WLLN: \( \psi_{S_n/n}(t) = \psi_{S_n}(t/n) = (\psi_X(t/n))^n \)

⚠ Theorem 6.20 Central Limit Theorem (ZOMG!?)
If finite non-zero variance then:


\( \qquad Y_n := \frac{S_n - n\mu}{\sigma \sqrt{n}} = \frac{\bar{X} - \mu}{\sigma/\sqrt{n}} \overset{d}{\rightarrow} Z \sim N(0,1), n \rightarrow \infty \)

⚠ Theorem 6.21 Poisson Limit Theorem
If \(X_{n,1} ... X_{n,n}\) are i.i.d \(Bernoulli(p_n)\) and \(np_n \rightarrow \lambda\), then \( S_n \rightarrow Y \sim P(\lambda)\)

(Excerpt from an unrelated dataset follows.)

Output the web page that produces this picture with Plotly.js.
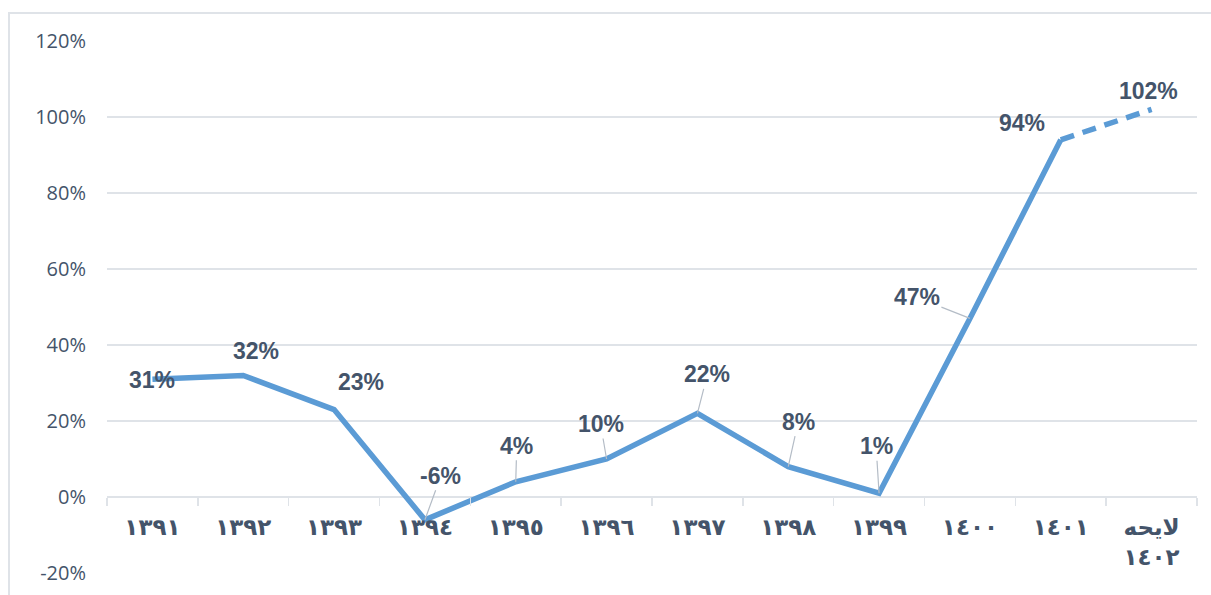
<!DOCTYPE html>
<html>
<head>
<meta charset="utf-8">
<script src="https://cdn.plot.ly/plotly-3.0.1.min.js"></script>
<style>
  html, body { margin: 0; padding: 0; background: #fff; overflow: hidden; }
  #chart { width: 1211px; height: 595px; position: relative; }
  #frame { position: absolute; left: 8px; top: 12px; width: 1300px; height: 700px;
           border-top: 2px solid #dfe3e8; border-left: 2px solid #dfe3e8; pointer-events: none; z-index: 5; }
</style>
</head>
<body>
<div id="chart"></div>
<div id="frame"></div>
<script>
// ---- data ----
const categories = ['١٣٩١', '١٣٩٢', '١٣٩٣', '١٣٩٤', '١٣٩٥', '١٣٩٦', '١٣٩٧', '١٣٩٨', '١٣٩٩', '١٤٠٠', '١٤٠١', 'لایحه ١٤٠٢'];
const values = [31, 32, 23, -6, 4, 10, 22, 8, 1, 47, 94, 102];
const dashedFromIndex = 10; // last segment (bill / projection) drawn dashed
const yTickVals = [-20, 0, 20, 40, 60, 80, 100, 120];
const yTickText = ['-20%', '0%', '20%', '40%', '60%', '80%', '100%', '120%'];

// ---- label placement (pixel offsets, style only) ----
const labelDx = [0, 13, 27, 16, 1, -6, 10, 10, -3, -53, -39, -3];
const labelDy = [1, -24, -28, -44, -36, -35, -39, -45, -47, -21, -17, -18];
const labelLeader = [false, false, false, true, true, true, true, true, true, true, false, false];

const lineColor = '#5b9bd5';
const gridColor = '#dfe3e8';
const textColor = '#44546a';

const solidTrace = {
  x: categories.slice(0, dashedFromIndex + 1),
  y: values.slice(0, dashedFromIndex + 1),
  type: 'scatter', mode: 'lines',
  line: { color: lineColor, width: 5.5 },
  hoverinfo: 'skip'
};
const dashedTrace = {
  x: categories.slice(dashedFromIndex),
  y: values.slice(dashedFromIndex),
  type: 'scatter', mode: 'lines',
  line: { color: lineColor, width: 5.5, dash: '14px,9px' },
  hoverinfo: 'skip'
};

const annotations = values.map((v, i) => {
  const base = {
    x: categories[i], y: v, xref: 'x', yref: 'y',
    text: v + '%',
    font: { family: 'Liberation Sans, Arial, sans-serif', size: 23, color: textColor, weight: 700 }
  };
  if (labelLeader[i]) {
    return Object.assign(base, {
      showarrow: true, arrowhead: 0, arrowwidth: 1.2, arrowcolor: '#b4bcc6',
      ax: labelDx[i], ay: labelDy[i], standoff: 0
    });
  }
  return Object.assign(base, { showarrow: false, xshift: labelDx[i], yshift: -labelDy[i] });
});

const layout = {
  width: 1211, height: 595,
  margin: { l: 107, r: 14, t: 41, b: 22 },
  paper_bgcolor: '#ffffff', plot_bgcolor: '#ffffff',
  showlegend: false,
  xaxis: {
    type: 'category',
    range: [-0.5, categories.length - 0.5],
    tickvals: categories,
    ticktext: categories.map(c => c.replace(' ', '<br>')),
    tickson: 'boundaries',
    ticks: 'outside', ticklen: 8, tickwidth: 1.5, tickcolor: gridColor,
    showgrid: false, showline: false, zeroline: false,
    anchor: 'free', position: 0.142857,
    ticklabelstandoff: 14,
    tickfont: { family: 'DejaVu Sans, sans-serif', size: 23, color: textColor, weight: 700 },
    fixedrange: true
  },
  yaxis: {
    range: [-20, 120],
    tickvals: yTickVals, ticktext: yTickText,
    showgrid: true, gridcolor: gridColor, gridwidth: 1.5,
    zeroline: true, zerolinecolor: gridColor, zerolinewidth: 1.5,
    showline: false, ticks: '',
    ticklabelstandoff: 20,
    tickfont: { family: 'Open Sans, Liberation Sans, sans-serif', size: 20, color: textColor },
    fixedrange: true
  },
  annotations: annotations
};

Plotly.newPlot('chart', [solidTrace, dashedTrace], layout, { staticPlot: true, displayModeBar: false });
</script>
</body>
</html>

Extends beyond Bernoulli / identically distributed

Random Vectors

Extends to dot product: \(\psi_X(t_1,...,t_d) = E(e^{t \cdot X}) \)

One to one correspondence between ChF and DF still holds

Linear transformations, if \(Y=XA+B\)


\(\qquad \psi_Y(s) = e^{i(s,b)} \psi_X(sA^T) \)

⚠ Multivariate CLT:


\( \qquad \sqrt{n} \Big(\frac{S_n}{n} - \mu\Big) \overset{d}{\rightarrow} Y \sim MVN(0, C_X^2) \)

Empirical distributions

🚩 Def 7.26 EDF defined as:


\( \qquad F_n^*(t) = \frac{1}{n}\sum_{i=1}^n I(X_i \leq t) \equiv \sum_{i=1}^n \frac{1}{n} I(X_{(i)} \leq t) \)


\( \qquad \equiv P_n^* := \sum_{i=1}^n \tfrac{1}{n} \epsilon_{X_j} \)

⚠ Theorem 7.27 Glivenko-Cantelli.
Let \(X_1,...,X_n \overset{i.i.d.}{\sim} F\). Then as \( n\rightarrow \infty\):


\( \qquad D_n := \sup_t |F_n^*(t) - F(t)| \overset{a.s.}{\rightarrow} 0 \)


in other words, the gap between the empirical and true distribution approaches at every point.